Ministry of Environment and Climate Change Reports Favourable “Black Bear Trend” in Sooke
Friday, July 8, 2022 – A decade ago when Jordan River’s Debbie Read launched a bear-wise campaign in the Sooke region as a precursor to Wild Wise Sooke (now Wild Wise Society), estimates of 20+ garbage-habituated bears per year were having to be put down annually.
In 2015, this number declined to 9 and as of 2021, 1. Can we get to zero?
What you need to know:
If you see a bear:
- Remain calm: don’t panic.
- Keep away from the bear and bring children and pets indoors.
- Never approach the bear and do not run from it.
- Warn others of the bear’s presence, without yelling.
- Once the bear has left, check your yard to ensure there are no attractants available.
If the bear is threatening, immediately call the Conservation Officer Service at 1.877.952.RAPP (7277) or local RCMP at 250.642.5241.
How you can help:
Eliminate access to human food
“People teach bears bad habits. If bears are allowed to access human food and garbage, they quickly learn to associate it with people and become what is called food-conditioned. These bears also become habituated to people as they lose their fear of humans.
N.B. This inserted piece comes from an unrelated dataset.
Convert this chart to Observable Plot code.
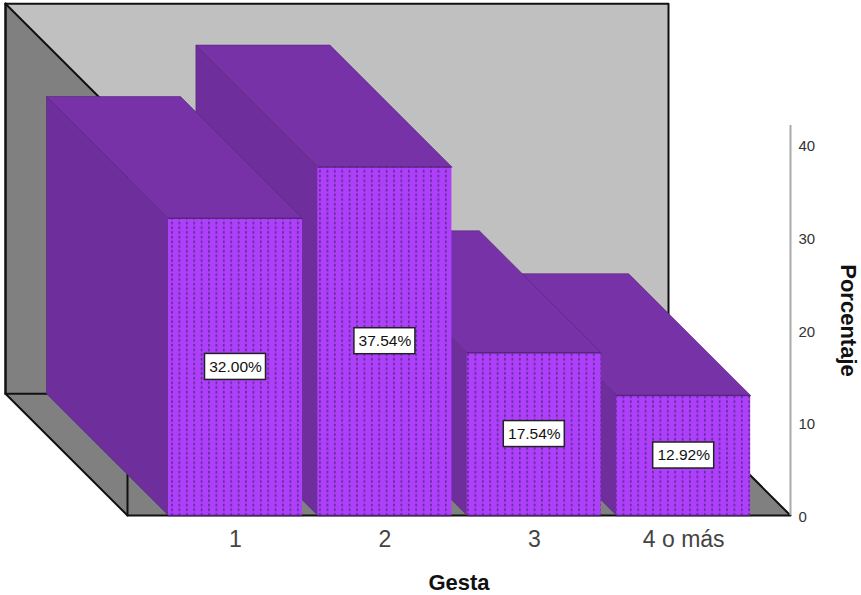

Habituated and food-conditioned bears learn to expect human food and are more likely to approach people, increasing risks to public safety, and are more difficult to drive away than wild bears.” (Bear Smart Community Program)
Secure your attractants
- Secure garbage in the garage or shed until the morning of collection.
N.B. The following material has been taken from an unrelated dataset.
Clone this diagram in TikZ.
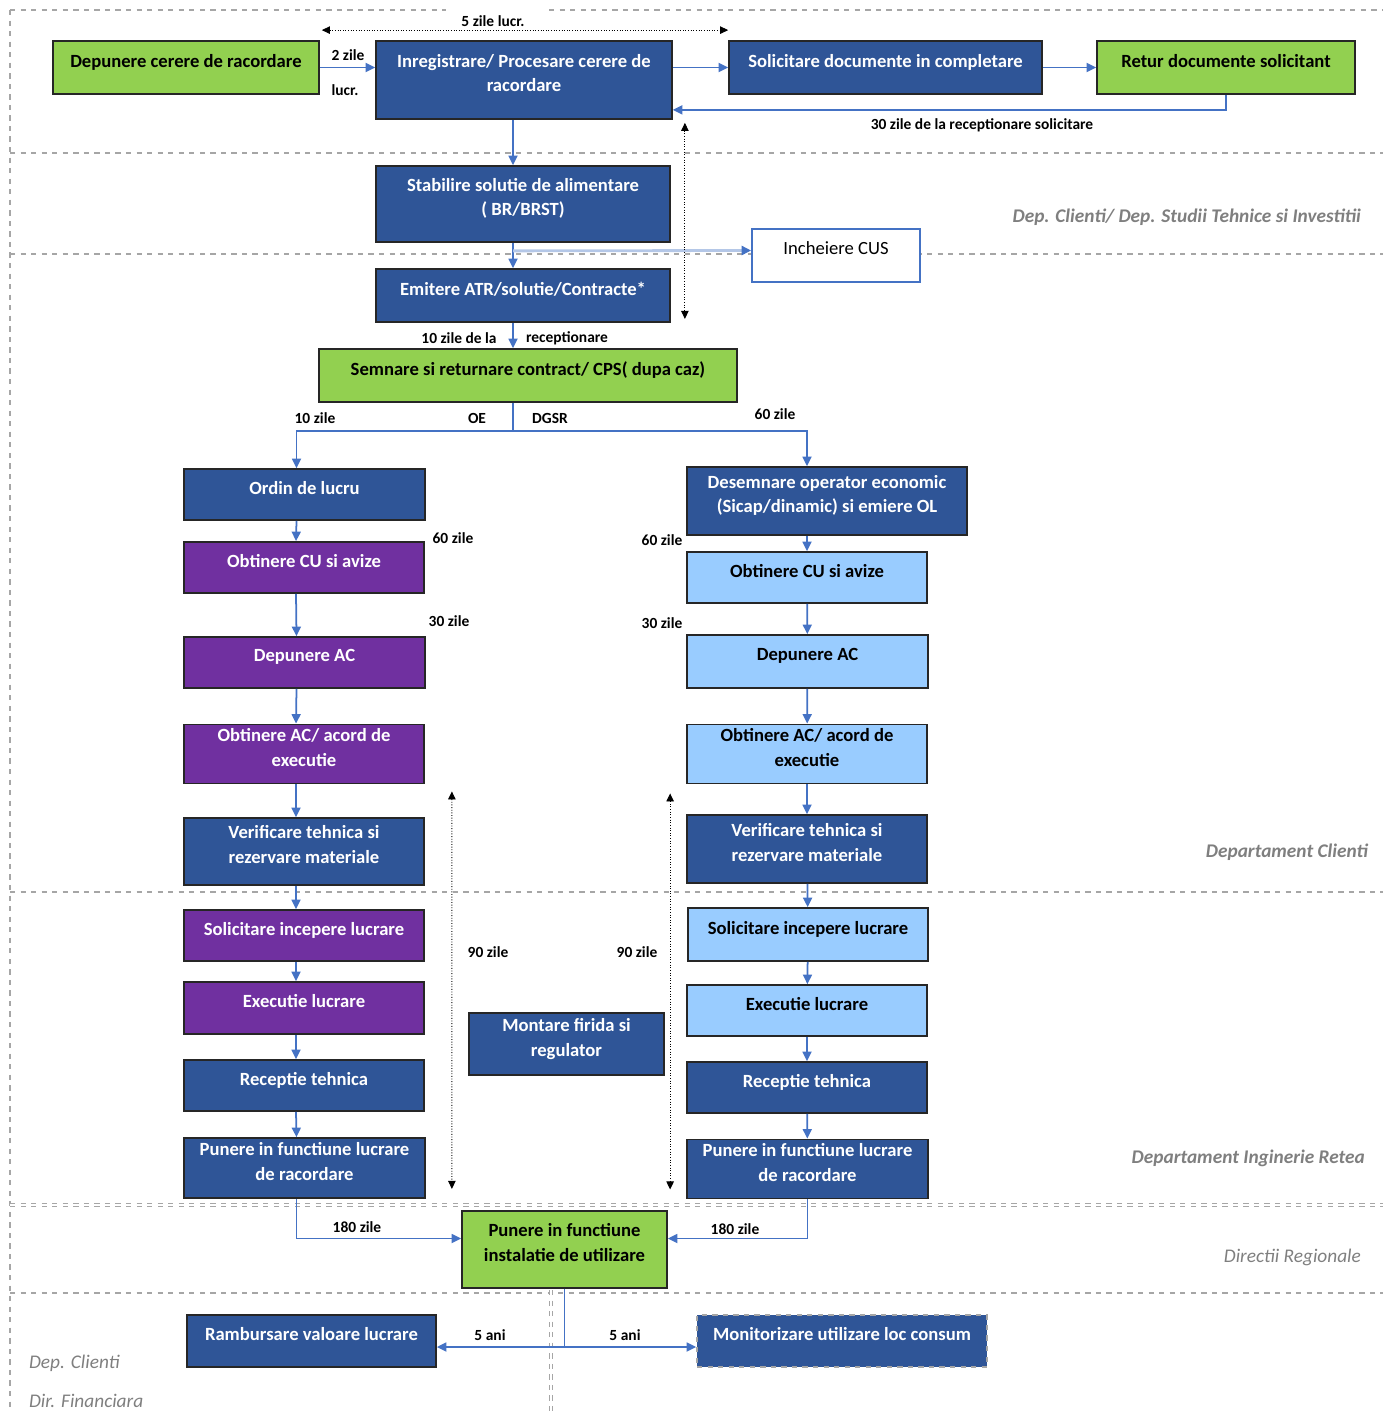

- Protect livestock with electric fence and shelter.
- Pick fruit trees and prevent windfall.
- Do not feed wildlife.
- Freeze organic waste to prevent it from smelling.
- Clean BBQ after every use.
- Feed pets indoors.
- Store pet and livestock feed in a bear-resistant location.
The District provides $7,000 annually to Wild Wise to support their education efforts which include signage and events.